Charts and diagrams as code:

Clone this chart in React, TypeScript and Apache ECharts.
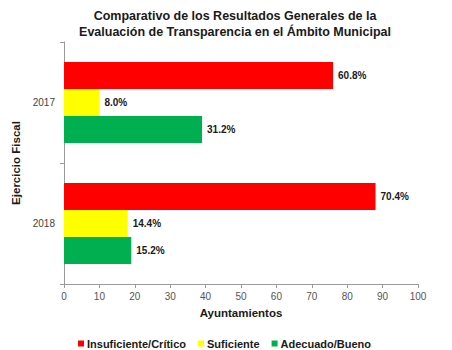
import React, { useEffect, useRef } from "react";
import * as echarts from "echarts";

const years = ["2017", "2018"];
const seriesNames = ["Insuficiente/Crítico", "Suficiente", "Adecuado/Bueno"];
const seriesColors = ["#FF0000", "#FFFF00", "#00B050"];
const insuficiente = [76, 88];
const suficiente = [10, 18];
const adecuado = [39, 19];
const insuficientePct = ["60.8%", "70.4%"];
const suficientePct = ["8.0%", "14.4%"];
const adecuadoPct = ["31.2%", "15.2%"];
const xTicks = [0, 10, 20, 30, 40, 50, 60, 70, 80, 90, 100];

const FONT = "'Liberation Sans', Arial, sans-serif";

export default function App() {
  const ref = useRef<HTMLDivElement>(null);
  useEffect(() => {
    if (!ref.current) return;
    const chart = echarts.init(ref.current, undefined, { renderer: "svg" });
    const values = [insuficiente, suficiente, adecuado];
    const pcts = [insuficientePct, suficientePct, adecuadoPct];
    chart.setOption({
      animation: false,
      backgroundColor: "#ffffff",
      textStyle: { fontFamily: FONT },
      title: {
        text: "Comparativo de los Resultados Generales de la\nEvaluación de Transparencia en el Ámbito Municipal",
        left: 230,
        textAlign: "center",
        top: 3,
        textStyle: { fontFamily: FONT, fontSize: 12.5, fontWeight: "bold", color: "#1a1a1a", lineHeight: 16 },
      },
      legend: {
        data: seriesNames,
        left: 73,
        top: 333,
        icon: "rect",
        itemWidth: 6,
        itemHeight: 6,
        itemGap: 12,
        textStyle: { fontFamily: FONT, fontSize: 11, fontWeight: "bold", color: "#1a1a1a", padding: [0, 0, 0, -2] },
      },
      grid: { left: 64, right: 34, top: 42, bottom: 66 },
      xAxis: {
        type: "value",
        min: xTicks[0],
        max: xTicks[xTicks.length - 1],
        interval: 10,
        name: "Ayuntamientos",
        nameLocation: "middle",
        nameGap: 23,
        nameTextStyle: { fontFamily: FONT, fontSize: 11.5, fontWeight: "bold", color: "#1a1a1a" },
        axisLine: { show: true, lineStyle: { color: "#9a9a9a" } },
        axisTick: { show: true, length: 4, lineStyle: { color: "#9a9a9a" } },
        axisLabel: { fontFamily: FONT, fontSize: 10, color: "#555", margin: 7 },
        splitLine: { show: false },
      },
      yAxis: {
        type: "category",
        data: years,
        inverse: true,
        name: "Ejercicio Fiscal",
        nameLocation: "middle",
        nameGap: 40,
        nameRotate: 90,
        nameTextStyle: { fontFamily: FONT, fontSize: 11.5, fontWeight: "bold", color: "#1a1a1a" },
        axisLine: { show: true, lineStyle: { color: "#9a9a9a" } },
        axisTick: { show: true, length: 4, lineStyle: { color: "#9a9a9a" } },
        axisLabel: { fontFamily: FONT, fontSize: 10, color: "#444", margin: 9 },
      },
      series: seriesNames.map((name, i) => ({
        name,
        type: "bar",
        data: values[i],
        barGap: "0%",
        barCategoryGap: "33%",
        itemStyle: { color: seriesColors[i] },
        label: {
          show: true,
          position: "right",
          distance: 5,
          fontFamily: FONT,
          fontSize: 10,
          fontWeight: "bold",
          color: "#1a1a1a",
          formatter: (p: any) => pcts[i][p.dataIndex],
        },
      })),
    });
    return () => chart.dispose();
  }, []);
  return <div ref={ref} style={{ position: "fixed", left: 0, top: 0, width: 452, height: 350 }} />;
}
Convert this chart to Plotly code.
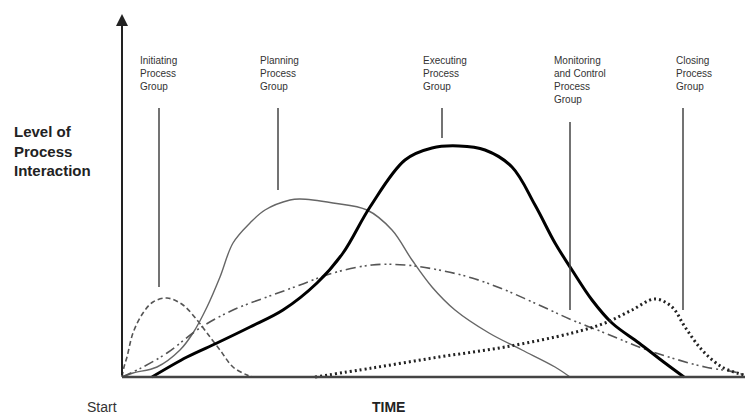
==
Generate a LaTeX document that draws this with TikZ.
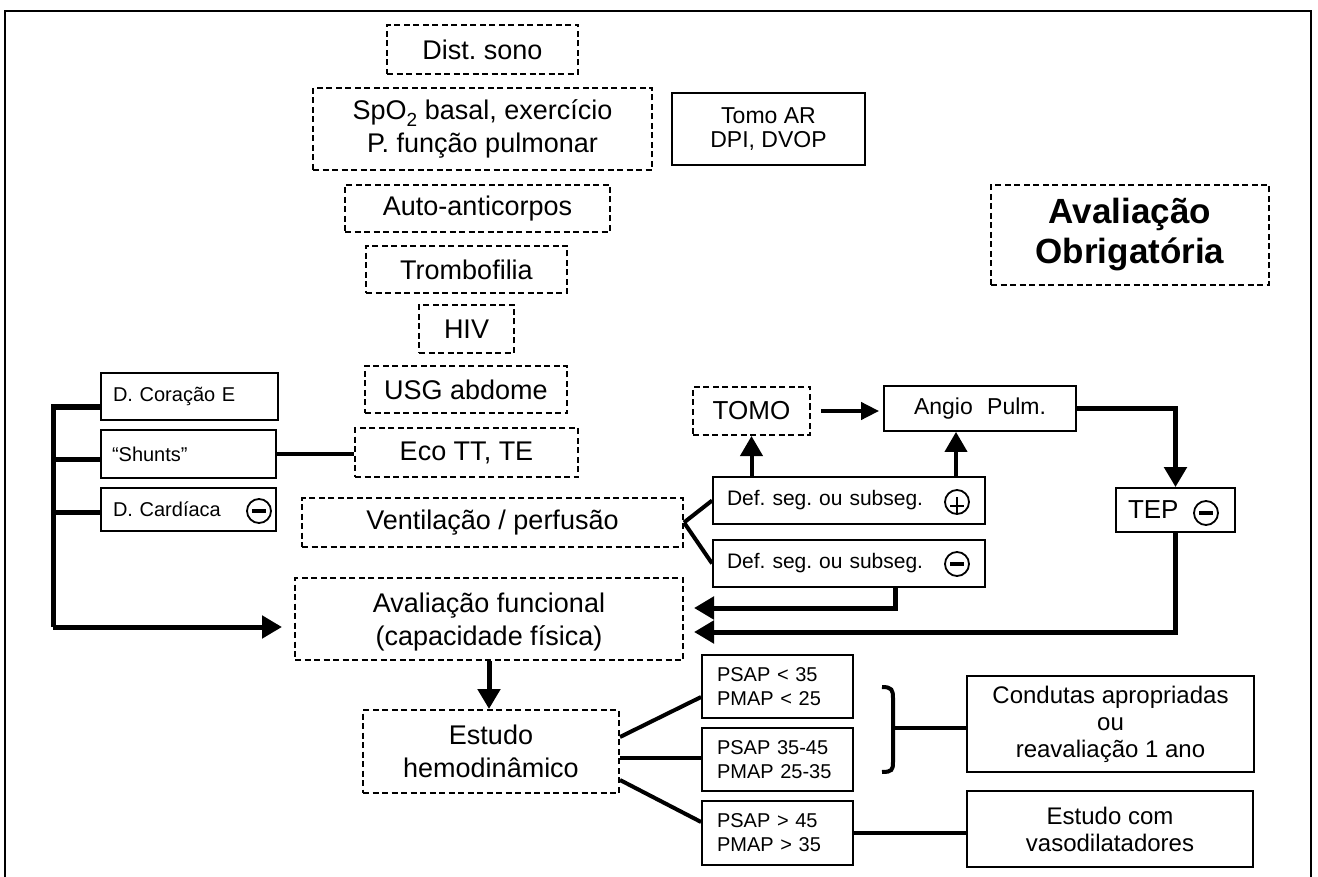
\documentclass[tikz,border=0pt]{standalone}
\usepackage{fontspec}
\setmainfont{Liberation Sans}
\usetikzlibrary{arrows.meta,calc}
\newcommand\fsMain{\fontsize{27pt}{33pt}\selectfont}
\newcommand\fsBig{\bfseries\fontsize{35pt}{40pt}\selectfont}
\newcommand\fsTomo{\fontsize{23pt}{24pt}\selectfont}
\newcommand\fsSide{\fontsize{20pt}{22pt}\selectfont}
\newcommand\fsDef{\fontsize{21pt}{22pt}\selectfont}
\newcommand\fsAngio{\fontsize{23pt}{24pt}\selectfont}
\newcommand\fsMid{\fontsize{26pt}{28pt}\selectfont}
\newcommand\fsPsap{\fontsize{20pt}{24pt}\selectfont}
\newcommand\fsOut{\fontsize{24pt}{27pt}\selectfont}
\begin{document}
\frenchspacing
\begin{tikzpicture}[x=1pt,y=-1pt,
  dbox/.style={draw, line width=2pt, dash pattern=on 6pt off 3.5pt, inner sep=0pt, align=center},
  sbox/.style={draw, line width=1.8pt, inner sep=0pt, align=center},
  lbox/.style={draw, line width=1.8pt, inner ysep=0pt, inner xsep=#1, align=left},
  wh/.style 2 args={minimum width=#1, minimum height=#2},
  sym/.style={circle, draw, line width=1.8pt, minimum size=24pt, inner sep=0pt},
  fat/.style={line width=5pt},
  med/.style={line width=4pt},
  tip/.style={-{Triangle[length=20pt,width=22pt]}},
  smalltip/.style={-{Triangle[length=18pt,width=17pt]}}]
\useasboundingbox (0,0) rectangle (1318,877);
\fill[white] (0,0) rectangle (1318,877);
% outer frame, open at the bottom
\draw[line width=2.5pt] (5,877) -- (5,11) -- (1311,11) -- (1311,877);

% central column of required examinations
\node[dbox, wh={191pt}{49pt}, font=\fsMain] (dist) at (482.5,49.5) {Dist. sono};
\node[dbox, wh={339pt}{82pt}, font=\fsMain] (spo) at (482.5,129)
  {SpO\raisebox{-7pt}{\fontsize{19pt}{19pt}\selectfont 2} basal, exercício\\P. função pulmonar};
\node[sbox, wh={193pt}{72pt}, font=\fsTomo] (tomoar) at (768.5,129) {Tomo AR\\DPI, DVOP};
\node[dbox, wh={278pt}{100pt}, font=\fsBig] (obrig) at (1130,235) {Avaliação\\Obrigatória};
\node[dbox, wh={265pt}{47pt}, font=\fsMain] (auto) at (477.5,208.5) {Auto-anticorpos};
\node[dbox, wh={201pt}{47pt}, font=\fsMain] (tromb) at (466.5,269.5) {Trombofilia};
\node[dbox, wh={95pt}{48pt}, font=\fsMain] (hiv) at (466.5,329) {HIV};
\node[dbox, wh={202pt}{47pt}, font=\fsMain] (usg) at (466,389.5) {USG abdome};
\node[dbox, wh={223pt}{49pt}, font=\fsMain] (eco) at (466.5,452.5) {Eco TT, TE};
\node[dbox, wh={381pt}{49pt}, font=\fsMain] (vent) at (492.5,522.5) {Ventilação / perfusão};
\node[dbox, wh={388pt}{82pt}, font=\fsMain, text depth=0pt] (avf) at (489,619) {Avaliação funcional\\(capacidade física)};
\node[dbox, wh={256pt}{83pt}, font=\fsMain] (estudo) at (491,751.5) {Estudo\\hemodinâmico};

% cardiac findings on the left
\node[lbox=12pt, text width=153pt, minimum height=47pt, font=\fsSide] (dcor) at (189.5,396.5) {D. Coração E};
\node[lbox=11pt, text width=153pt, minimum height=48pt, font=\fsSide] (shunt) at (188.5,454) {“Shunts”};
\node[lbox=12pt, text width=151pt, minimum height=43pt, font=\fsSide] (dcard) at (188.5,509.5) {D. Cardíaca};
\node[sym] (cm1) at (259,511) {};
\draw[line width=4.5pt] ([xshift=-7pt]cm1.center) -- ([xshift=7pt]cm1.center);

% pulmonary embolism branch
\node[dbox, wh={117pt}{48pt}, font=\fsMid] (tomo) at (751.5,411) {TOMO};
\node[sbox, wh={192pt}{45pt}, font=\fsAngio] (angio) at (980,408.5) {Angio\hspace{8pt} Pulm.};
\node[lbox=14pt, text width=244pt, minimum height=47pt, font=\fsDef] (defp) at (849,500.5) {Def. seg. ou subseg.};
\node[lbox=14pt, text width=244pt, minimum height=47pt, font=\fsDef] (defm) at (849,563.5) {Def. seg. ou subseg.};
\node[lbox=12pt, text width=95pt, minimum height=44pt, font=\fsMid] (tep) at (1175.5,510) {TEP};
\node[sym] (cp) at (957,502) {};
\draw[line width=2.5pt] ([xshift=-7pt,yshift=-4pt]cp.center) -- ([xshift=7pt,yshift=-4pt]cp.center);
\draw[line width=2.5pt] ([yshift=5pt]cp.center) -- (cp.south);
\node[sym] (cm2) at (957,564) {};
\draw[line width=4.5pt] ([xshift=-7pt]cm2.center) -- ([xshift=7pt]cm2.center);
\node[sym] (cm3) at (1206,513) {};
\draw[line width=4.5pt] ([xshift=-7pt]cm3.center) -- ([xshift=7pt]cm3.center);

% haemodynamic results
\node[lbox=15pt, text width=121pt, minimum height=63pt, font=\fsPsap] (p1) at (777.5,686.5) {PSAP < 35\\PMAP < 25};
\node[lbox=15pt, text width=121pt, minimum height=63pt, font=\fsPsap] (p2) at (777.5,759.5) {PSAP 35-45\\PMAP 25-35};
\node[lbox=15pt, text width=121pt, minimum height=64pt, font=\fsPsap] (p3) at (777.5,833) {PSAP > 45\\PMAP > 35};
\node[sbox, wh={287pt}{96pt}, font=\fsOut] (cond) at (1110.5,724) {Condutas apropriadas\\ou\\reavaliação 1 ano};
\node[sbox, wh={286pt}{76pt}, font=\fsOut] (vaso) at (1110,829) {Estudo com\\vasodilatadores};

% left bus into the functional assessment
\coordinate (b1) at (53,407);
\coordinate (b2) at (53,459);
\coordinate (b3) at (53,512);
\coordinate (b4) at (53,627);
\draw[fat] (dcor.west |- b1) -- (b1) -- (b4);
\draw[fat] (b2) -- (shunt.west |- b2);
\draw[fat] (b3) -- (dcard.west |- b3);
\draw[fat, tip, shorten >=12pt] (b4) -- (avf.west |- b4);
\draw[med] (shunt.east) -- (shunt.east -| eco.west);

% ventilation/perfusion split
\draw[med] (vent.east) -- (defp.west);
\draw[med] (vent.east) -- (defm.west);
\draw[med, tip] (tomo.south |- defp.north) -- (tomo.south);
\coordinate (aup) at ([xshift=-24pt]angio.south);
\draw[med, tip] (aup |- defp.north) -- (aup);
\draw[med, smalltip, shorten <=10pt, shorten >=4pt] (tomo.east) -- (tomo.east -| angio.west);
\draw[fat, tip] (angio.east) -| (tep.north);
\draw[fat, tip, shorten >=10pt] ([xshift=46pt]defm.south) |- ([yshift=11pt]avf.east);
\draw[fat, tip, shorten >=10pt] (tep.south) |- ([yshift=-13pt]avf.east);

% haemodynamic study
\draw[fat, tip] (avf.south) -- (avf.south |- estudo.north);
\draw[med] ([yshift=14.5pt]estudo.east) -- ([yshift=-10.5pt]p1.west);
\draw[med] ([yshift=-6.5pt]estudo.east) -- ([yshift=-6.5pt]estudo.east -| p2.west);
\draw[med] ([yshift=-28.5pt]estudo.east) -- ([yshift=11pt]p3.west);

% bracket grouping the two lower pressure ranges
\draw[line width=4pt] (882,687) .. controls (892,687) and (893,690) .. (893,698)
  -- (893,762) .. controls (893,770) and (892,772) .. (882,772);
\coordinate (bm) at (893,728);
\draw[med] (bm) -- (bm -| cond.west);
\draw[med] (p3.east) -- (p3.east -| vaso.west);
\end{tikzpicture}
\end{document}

• AIM
From the listing, copy every line where the string "this" appears.

• TASK SOLUTION
Clone this chart in React, TypeScript and Apache ECharts.
Convert this chart to Plotly code.
Generate a LaTeX document that draws this with TikZ.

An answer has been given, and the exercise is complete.